- _What is asked_
Please transcribe the listing below in full and word for word, without its pictures.

Rows from a dataset of charts and code:
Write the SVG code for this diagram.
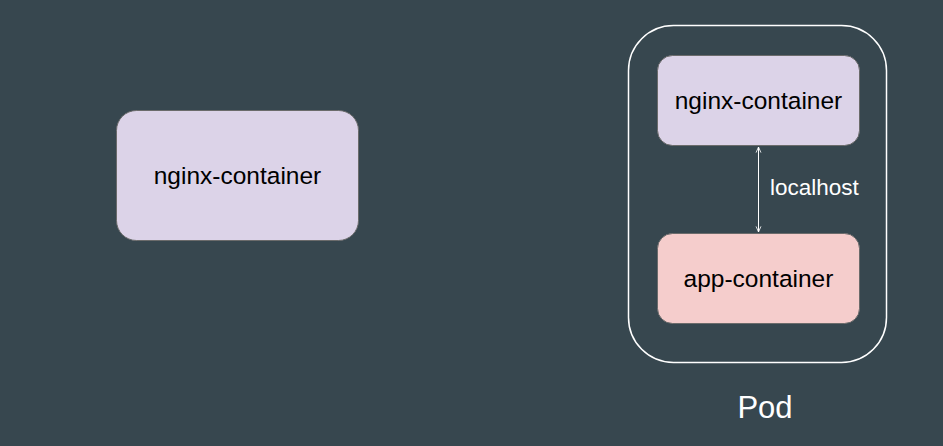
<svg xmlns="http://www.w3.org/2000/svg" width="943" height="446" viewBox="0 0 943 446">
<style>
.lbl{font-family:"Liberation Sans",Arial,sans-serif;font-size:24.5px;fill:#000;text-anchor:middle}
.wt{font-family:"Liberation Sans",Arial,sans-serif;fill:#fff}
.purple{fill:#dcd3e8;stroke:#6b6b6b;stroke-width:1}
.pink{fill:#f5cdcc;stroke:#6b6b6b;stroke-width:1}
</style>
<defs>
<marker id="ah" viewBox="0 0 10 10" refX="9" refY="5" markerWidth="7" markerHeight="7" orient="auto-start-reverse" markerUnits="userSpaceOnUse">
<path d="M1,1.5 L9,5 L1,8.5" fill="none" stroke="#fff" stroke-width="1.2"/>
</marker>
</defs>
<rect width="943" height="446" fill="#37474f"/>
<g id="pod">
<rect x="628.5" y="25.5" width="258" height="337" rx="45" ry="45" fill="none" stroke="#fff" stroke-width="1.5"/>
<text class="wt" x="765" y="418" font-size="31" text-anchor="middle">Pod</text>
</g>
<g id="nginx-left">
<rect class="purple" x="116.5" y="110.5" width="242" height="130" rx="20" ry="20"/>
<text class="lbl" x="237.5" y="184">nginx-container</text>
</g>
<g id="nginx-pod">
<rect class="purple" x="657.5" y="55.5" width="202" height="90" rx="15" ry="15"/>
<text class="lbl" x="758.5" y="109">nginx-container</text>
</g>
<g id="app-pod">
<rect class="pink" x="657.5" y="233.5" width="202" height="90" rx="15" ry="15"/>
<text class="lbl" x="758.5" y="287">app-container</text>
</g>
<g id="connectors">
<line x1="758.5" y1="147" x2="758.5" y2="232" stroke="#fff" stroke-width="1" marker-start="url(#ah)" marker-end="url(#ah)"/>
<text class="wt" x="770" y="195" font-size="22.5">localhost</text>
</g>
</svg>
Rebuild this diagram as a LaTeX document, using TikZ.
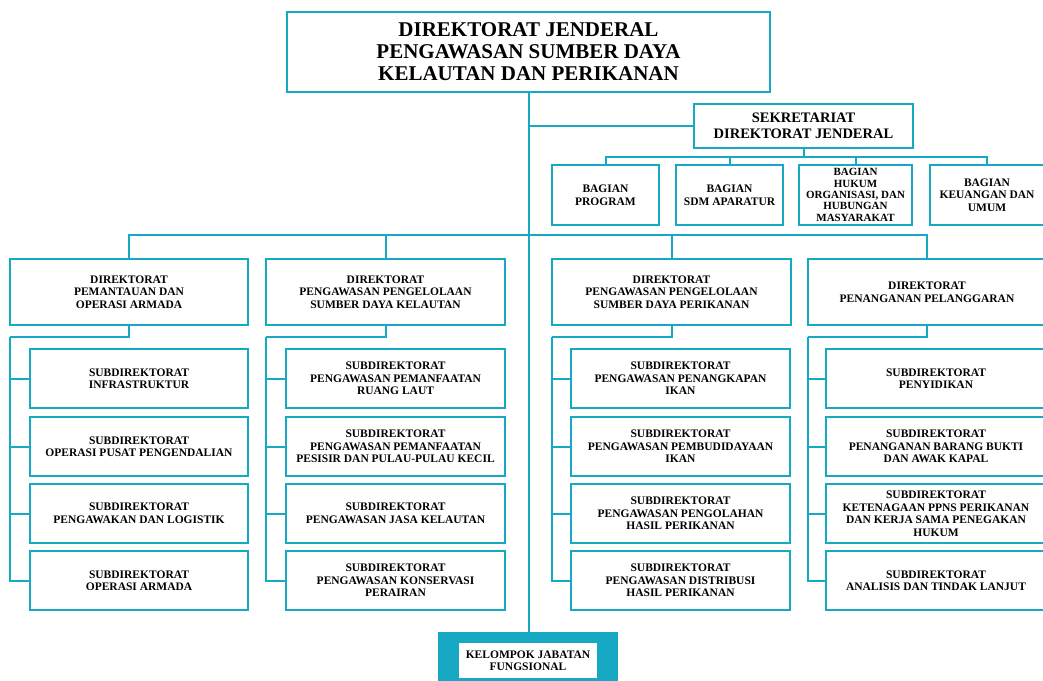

- _Correct answer_
Write the SVG code for this diagram.
<svg xmlns="http://www.w3.org/2000/svg" width="943" height="446" viewBox="0 0 943 446">
<style>
.lbl{font-family:"Liberation Sans",Arial,sans-serif;font-size:24.5px;fill:#000;text-anchor:middle}
.wt{font-family:"Liberation Sans",Arial,sans-serif;fill:#fff}
.purple{fill:#dcd3e8;stroke:#6b6b6b;stroke-width:1}
.pink{fill:#f5cdcc;stroke:#6b6b6b;stroke-width:1}
</style>
<defs>
<marker id="ah" viewBox="0 0 10 10" refX="9" refY="5" markerWidth="7" markerHeight="7" orient="auto-start-reverse" markerUnits="userSpaceOnUse">
<path d="M1,1.5 L9,5 L1,8.5" fill="none" stroke="#fff" stroke-width="1.2"/>
</marker>
</defs>
<rect width="943" height="446" fill="#37474f"/>
<g id="pod">
<rect x="628.5" y="25.5" width="258" height="337" rx="45" ry="45" fill="none" stroke="#fff" stroke-width="1.5"/>
<text class="wt" x="765" y="418" font-size="31" text-anchor="middle">Pod</text>
</g>
<g id="nginx-left">
<rect class="purple" x="116.5" y="110.5" width="242" height="130" rx="20" ry="20"/>
<text class="lbl" x="237.5" y="184">nginx-container</text>
</g>
<g id="nginx-pod">
<rect class="purple" x="657.5" y="55.5" width="202" height="90" rx="15" ry="15"/>
<text class="lbl" x="758.5" y="109">nginx-container</text>
</g>
<g id="app-pod">
<rect class="pink" x="657.5" y="233.5" width="202" height="90" rx="15" ry="15"/>
<text class="lbl" x="758.5" y="287">app-container</text>
</g>
<g id="connectors">
<line x1="758.5" y1="147" x2="758.5" y2="232" stroke="#fff" stroke-width="1" marker-start="url(#ah)" marker-end="url(#ah)"/>
<text class="wt" x="770" y="195" font-size="22.5">localhost</text>
</g>
</svg>
Rebuild this diagram as a LaTeX document, using TikZ.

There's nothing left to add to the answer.